▸ **Set problem**
Every line of the listing must be reproduced as it stands. Leave the images behind.
※ ※ ※
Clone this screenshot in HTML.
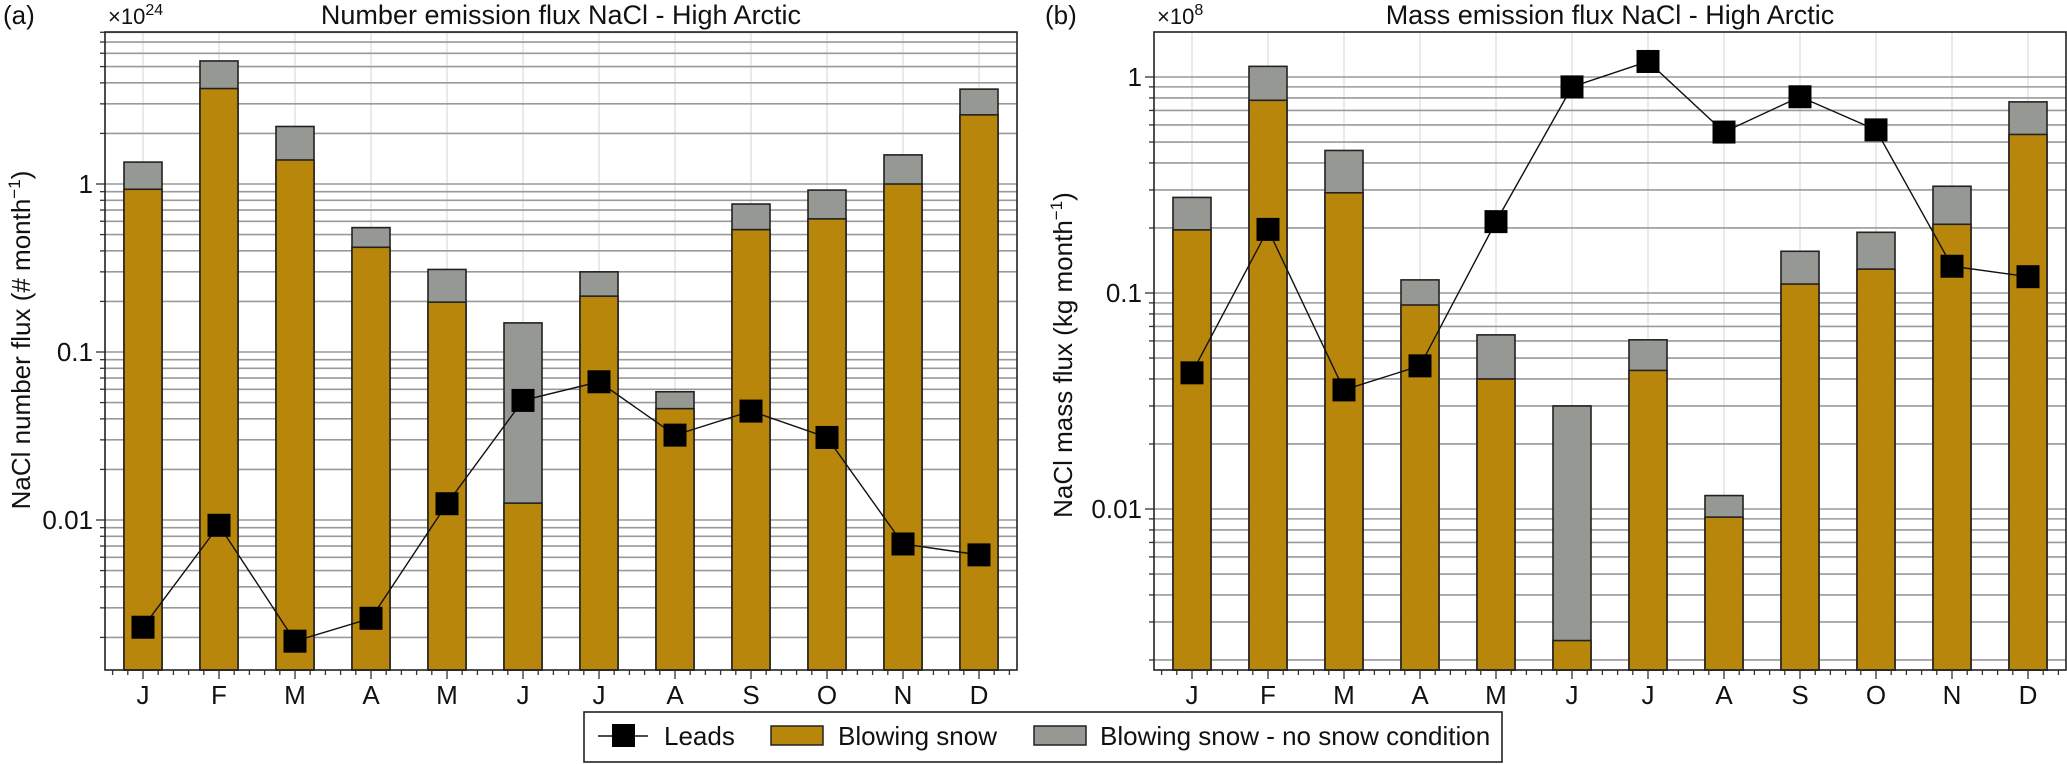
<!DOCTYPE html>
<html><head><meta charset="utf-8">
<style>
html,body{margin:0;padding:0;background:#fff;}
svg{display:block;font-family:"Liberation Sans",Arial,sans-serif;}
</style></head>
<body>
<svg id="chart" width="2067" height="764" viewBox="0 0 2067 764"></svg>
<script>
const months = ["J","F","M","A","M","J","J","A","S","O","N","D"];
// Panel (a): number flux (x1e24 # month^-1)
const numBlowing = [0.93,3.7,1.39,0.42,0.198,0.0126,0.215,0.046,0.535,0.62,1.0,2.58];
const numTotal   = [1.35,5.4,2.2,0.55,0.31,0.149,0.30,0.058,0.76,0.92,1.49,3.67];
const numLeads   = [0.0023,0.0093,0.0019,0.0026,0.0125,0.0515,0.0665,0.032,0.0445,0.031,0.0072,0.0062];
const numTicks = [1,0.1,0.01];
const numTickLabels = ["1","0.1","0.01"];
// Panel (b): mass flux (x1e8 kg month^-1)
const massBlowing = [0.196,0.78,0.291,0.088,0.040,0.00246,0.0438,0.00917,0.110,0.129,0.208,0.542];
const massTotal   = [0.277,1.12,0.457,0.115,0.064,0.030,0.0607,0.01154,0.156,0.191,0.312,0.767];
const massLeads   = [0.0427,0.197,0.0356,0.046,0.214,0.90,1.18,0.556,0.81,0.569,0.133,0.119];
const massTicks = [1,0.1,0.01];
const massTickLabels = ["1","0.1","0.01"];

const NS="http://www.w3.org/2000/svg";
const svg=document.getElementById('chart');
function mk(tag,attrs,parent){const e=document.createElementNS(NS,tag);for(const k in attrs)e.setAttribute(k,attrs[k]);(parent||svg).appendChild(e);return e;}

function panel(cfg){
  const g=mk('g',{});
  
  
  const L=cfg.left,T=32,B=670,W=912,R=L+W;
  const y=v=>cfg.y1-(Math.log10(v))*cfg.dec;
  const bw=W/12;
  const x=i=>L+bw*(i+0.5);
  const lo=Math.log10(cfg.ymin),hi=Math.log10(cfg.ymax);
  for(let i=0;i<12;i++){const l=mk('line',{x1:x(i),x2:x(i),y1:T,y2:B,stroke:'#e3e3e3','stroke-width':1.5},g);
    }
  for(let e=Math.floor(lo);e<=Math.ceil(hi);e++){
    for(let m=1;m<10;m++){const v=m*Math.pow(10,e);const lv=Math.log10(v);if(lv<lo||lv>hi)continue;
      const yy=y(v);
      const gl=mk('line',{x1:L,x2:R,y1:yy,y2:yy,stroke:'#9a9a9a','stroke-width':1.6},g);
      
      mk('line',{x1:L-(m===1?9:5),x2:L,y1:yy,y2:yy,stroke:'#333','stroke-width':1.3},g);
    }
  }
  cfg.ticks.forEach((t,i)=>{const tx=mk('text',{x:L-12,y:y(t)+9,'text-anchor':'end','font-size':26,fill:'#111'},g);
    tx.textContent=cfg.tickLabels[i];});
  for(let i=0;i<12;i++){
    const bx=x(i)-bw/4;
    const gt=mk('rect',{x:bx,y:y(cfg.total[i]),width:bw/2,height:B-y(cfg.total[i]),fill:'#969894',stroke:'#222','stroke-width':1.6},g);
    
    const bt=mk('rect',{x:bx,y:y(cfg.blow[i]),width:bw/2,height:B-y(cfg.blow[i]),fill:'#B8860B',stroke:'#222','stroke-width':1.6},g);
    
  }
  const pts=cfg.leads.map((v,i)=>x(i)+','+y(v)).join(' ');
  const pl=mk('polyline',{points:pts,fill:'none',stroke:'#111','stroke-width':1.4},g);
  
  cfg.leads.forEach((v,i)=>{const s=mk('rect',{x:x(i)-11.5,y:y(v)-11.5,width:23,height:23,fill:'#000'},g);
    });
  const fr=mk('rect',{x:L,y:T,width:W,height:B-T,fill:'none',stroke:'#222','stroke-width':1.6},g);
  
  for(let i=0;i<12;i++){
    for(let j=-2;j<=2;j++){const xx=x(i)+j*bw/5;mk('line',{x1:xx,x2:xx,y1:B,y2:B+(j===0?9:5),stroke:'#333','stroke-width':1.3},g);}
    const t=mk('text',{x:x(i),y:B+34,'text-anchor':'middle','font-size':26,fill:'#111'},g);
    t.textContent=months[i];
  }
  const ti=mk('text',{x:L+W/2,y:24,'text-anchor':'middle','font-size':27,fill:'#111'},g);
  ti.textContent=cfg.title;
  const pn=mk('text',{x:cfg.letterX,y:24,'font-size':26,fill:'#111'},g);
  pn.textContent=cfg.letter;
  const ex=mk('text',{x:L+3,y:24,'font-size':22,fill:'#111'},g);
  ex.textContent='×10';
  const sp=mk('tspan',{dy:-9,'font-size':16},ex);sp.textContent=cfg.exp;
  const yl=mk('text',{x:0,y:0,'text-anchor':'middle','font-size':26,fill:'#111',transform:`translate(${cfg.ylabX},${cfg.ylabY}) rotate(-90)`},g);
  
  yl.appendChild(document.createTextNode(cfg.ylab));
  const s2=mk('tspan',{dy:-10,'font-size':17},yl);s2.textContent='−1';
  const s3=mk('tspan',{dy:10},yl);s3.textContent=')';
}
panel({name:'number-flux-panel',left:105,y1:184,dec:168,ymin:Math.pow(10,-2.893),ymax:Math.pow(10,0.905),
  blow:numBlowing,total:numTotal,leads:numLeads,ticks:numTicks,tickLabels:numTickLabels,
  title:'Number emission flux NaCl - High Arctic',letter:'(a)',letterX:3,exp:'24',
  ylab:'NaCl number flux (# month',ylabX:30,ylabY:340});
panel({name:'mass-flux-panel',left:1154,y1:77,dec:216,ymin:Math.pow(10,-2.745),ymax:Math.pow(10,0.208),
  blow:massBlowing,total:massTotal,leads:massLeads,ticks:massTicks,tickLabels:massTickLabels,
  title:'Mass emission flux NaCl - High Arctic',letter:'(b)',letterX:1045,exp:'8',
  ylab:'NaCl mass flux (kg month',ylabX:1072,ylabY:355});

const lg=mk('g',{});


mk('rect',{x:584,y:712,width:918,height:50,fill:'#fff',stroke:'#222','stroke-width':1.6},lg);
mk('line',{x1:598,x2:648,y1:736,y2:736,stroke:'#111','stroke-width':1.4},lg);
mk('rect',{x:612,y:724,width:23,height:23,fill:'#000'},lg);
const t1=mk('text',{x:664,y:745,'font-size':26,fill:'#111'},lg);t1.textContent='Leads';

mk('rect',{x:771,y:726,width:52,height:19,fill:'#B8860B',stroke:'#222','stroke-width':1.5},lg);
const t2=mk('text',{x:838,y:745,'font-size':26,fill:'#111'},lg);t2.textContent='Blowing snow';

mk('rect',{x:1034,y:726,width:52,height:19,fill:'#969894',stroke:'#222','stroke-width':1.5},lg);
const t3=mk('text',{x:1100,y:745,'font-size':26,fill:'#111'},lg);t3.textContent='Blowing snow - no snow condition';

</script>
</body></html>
※ ※ ※
▸ **Finished task**
Clone this screenshot in HTML.
<!DOCTYPE html>
<html><head><meta charset="utf-8">
<style>
html,body{margin:0;padding:0;background:#fff;}
svg{display:block;font-family:"Liberation Sans",Arial,sans-serif;}
</style></head>
<body>
<svg id="chart" width="2067" height="764" viewBox="0 0 2067 764"></svg>
<script>
const months = ["J","F","M","A","M","J","J","A","S","O","N","D"];
// Panel (a): number flux (x1e24 # month^-1)
const numBlowing = [0.93,3.7,1.39,0.42,0.198,0.0126,0.215,0.046,0.535,0.62,1.0,2.58];
const numTotal   = [1.35,5.4,2.2,0.55,0.31,0.149,0.30,0.058,0.76,0.92,1.49,3.67];
const numLeads   = [0.0023,0.0093,0.0019,0.0026,0.0125,0.0515,0.0665,0.032,0.0445,0.031,0.0072,0.0062];
const numTicks = [1,0.1,0.01];
const numTickLabels = ["1","0.1","0.01"];
// Panel (b): mass flux (x1e8 kg month^-1)
const massBlowing = [0.196,0.78,0.291,0.088,0.040,0.00246,0.0438,0.00917,0.110,0.129,0.208,0.542];
const massTotal   = [0.277,1.12,0.457,0.115,0.064,0.030,0.0607,0.01154,0.156,0.191,0.312,0.767];
const massLeads   = [0.0427,0.197,0.0356,0.046,0.214,0.90,1.18,0.556,0.81,0.569,0.133,0.119];
const massTicks = [1,0.1,0.01];
const massTickLabels = ["1","0.1","0.01"];

const NS="http://www.w3.org/2000/svg";
const svg=document.getElementById('chart');
function mk(tag,attrs,parent){const e=document.createElementNS(NS,tag);for(const k in attrs)e.setAttribute(k,attrs[k]);(parent||svg).appendChild(e);return e;}

function panel(cfg){
  const g=mk('g',{});
  
  
  const L=cfg.left,T=32,B=670,W=912,R=L+W;
  const y=v=>cfg.y1-(Math.log10(v))*cfg.dec;
  const bw=W/12;
  const x=i=>L+bw*(i+0.5);
  const lo=Math.log10(cfg.ymin),hi=Math.log10(cfg.ymax);
  for(let i=0;i<12;i++){const l=mk('line',{x1:x(i),x2:x(i),y1:T,y2:B,stroke:'#e3e3e3','stroke-width':1.5},g);
    }
  for(let e=Math.floor(lo);e<=Math.ceil(hi);e++){
    for(let m=1;m<10;m++){const v=m*Math.pow(10,e);const lv=Math.log10(v);if(lv<lo||lv>hi)continue;
      const yy=y(v);
      const gl=mk('line',{x1:L,x2:R,y1:yy,y2:yy,stroke:'#9a9a9a','stroke-width':1.6},g);
      
      mk('line',{x1:L-(m===1?9:5),x2:L,y1:yy,y2:yy,stroke:'#333','stroke-width':1.3},g);
    }
  }
  cfg.ticks.forEach((t,i)=>{const tx=mk('text',{x:L-12,y:y(t)+9,'text-anchor':'end','font-size':26,fill:'#111'},g);
    tx.textContent=cfg.tickLabels[i];});
  for(let i=0;i<12;i++){
    const bx=x(i)-bw/4;
    const gt=mk('rect',{x:bx,y:y(cfg.total[i]),width:bw/2,height:B-y(cfg.total[i]),fill:'#969894',stroke:'#222','stroke-width':1.6},g);
    
    const bt=mk('rect',{x:bx,y:y(cfg.blow[i]),width:bw/2,height:B-y(cfg.blow[i]),fill:'#B8860B',stroke:'#222','stroke-width':1.6},g);
    
  }
  const pts=cfg.leads.map((v,i)=>x(i)+','+y(v)).join(' ');
  const pl=mk('polyline',{points:pts,fill:'none',stroke:'#111','stroke-width':1.4},g);
  
  cfg.leads.forEach((v,i)=>{const s=mk('rect',{x:x(i)-11.5,y:y(v)-11.5,width:23,height:23,fill:'#000'},g);
    });
  const fr=mk('rect',{x:L,y:T,width:W,height:B-T,fill:'none',stroke:'#222','stroke-width':1.6},g);
  
  for(let i=0;i<12;i++){
    for(let j=-2;j<=2;j++){const xx=x(i)+j*bw/5;mk('line',{x1:xx,x2:xx,y1:B,y2:B+(j===0?9:5),stroke:'#333','stroke-width':1.3},g);}
    const t=mk('text',{x:x(i),y:B+34,'text-anchor':'middle','font-size':26,fill:'#111'},g);
    t.textContent=months[i];
  }
  const ti=mk('text',{x:L+W/2,y:24,'text-anchor':'middle','font-size':27,fill:'#111'},g);
  ti.textContent=cfg.title;
  const pn=mk('text',{x:cfg.letterX,y:24,'font-size':26,fill:'#111'},g);
  pn.textContent=cfg.letter;
  const ex=mk('text',{x:L+3,y:24,'font-size':22,fill:'#111'},g);
  ex.textContent='×10';
  const sp=mk('tspan',{dy:-9,'font-size':16},ex);sp.textContent=cfg.exp;
  const yl=mk('text',{x:0,y:0,'text-anchor':'middle','font-size':26,fill:'#111',transform:`translate(${cfg.ylabX},${cfg.ylabY}) rotate(-90)`},g);
  
  yl.appendChild(document.createTextNode(cfg.ylab));
  const s2=mk('tspan',{dy:-10,'font-size':17},yl);s2.textContent='−1';
  const s3=mk('tspan',{dy:10},yl);s3.textContent=')';
}
panel({name:'number-flux-panel',left:105,y1:184,dec:168,ymin:Math.pow(10,-2.893),ymax:Math.pow(10,0.905),
  blow:numBlowing,total:numTotal,leads:numLeads,ticks:numTicks,tickLabels:numTickLabels,
  title:'Number emission flux NaCl - High Arctic',letter:'(a)',letterX:3,exp:'24',
  ylab:'NaCl number flux (# month',ylabX:30,ylabY:340});
panel({name:'mass-flux-panel',left:1154,y1:77,dec:216,ymin:Math.pow(10,-2.745),ymax:Math.pow(10,0.208),
  blow:massBlowing,total:massTotal,leads:massLeads,ticks:massTicks,tickLabels:massTickLabels,
  title:'Mass emission flux NaCl - High Arctic',letter:'(b)',letterX:1045,exp:'8',
  ylab:'NaCl mass flux (kg month',ylabX:1072,ylabY:355});

const lg=mk('g',{});


mk('rect',{x:584,y:712,width:918,height:50,fill:'#fff',stroke:'#222','stroke-width':1.6},lg);
mk('line',{x1:598,x2:648,y1:736,y2:736,stroke:'#111','stroke-width':1.4},lg);
mk('rect',{x:612,y:724,width:23,height:23,fill:'#000'},lg);
const t1=mk('text',{x:664,y:745,'font-size':26,fill:'#111'},lg);t1.textContent='Leads';

mk('rect',{x:771,y:726,width:52,height:19,fill:'#B8860B',stroke:'#222','stroke-width':1.5},lg);
const t2=mk('text',{x:838,y:745,'font-size':26,fill:'#111'},lg);t2.textContent='Blowing snow';

mk('rect',{x:1034,y:726,width:52,height:19,fill:'#969894',stroke:'#222','stroke-width':1.5},lg);
const t3=mk('text',{x:1100,y:745,'font-size':26,fill:'#111'},lg);t3.textContent='Blowing snow - no snow condition';

</script>
</body></html>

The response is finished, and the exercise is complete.